To put some figures on this phenomenon, thirty years ago, nearly 100% of males were economically active (in work, or unemployed but actively seeking work) right up to the age of 60. Now this figure has declined to 90% by the age of 50 and drops below 80% as they reach 60 (lots of early retirement going on, forced or otherwise). On the other hand, thirty years ago, less than 60% of females of childbearing age were economically active, falling to 50% up to retirement age. Now, this figure is nearer 80% before dropping as before as females approach the age of 60.
Many economists talk about the UK labour market being more flexible. Put simply, this means that employers have more flexibility. It is easier for them to hire and fire. Of course, those in full-time jobs are well protected by various employment laws. It is those in part-time work and temporary employment that suffer, although part-time workers have been granted more rights recently.
This has become a bigger issue due to the rise in the number of workers in part-time and temporary jobs. We have already mentioned the fact that women are more suited to part-time work and service sector jobs. The growth of this sector of the economy coupled with the extra time that women with families are making for themselves has been the driving force behind the huge increase in part-time work (15% of all employees thirty years ago compared with nearly 30% today). The increase in students, and the resulting rise in the numbers looking for part-time work has also been a significant factor.
Temporary work is the least secure. Although some of those working in temporary jobs (nearly 8% of employees up from 6% ten years ago) choose to do so, most are on temporary contacts because employers are looking for more flexibility. Full-time employees cost more (holiday pay, possibly a pension and sick pay), but are at least more productive because they are probably more familiar with the working environment. Temporary workers are particularly popular with employers in an upturn (especially after a grim recession) because they may not be sure that the improvement in the economy will be permanent. They can always get rid of the temporary workers if things don't turn out as expected.

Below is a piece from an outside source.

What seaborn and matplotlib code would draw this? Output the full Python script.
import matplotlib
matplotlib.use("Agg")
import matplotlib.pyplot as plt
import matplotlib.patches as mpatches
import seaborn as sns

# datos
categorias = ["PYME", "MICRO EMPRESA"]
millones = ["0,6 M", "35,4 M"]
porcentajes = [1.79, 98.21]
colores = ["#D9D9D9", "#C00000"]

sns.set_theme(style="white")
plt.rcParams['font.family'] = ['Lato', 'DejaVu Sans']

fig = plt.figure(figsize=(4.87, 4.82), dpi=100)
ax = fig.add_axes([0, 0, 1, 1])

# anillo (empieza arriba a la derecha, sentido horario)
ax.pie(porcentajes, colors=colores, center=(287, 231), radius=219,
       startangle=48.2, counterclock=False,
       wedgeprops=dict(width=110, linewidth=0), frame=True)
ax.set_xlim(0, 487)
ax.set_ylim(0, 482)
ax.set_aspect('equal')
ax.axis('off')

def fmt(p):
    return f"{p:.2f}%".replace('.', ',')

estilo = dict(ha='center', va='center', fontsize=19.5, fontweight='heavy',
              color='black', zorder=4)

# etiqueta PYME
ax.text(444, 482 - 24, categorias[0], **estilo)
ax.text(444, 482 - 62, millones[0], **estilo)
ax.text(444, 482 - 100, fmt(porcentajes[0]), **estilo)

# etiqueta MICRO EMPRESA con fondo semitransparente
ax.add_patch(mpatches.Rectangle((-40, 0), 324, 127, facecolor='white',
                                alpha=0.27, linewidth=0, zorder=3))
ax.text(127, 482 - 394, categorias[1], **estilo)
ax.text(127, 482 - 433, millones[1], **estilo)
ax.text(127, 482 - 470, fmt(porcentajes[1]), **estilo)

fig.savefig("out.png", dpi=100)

There has been much talk about the increase in insecurity in the UK labour market. Having read the previous section, you can probably see why this claim has been made. Often employers change the contracts of previously full-time secure workers so that they are temporary. If they refuse to sign, they lose their job. Employees will tend to sign, but the contract makes them feel much more insecure in their job. Insecurity was a buzzword in the early 90s. During the recession, everybody seemed to know someone who had lost their job, not just in the traditionally declining manufacturing industries, but also in the, supposedly, more secure service sector. Even the civil service was not necessarily a job for life! This tends to encourage a feeling of insecurity even if the facts do not bear this perception out.
Gregg and Wadsworth from the London School of Economics compiled these facts. They found that average job tenure had remained fairly constant at around five years since the 70s. Having said that, the figures for males did hide some more worrying specifics. Job tenures for males over the age of 50 had fallen significantly, and job security for the under 25s had declined by 37%. This is a worrying trend for the future. It is often the younger workers who enter the even newer Information Technology sector of the economy where job security can be even lower. Many young people are finding it harder than ever to find a job at all. The government's New Deal programme has been extended to the young to try and solve that problem.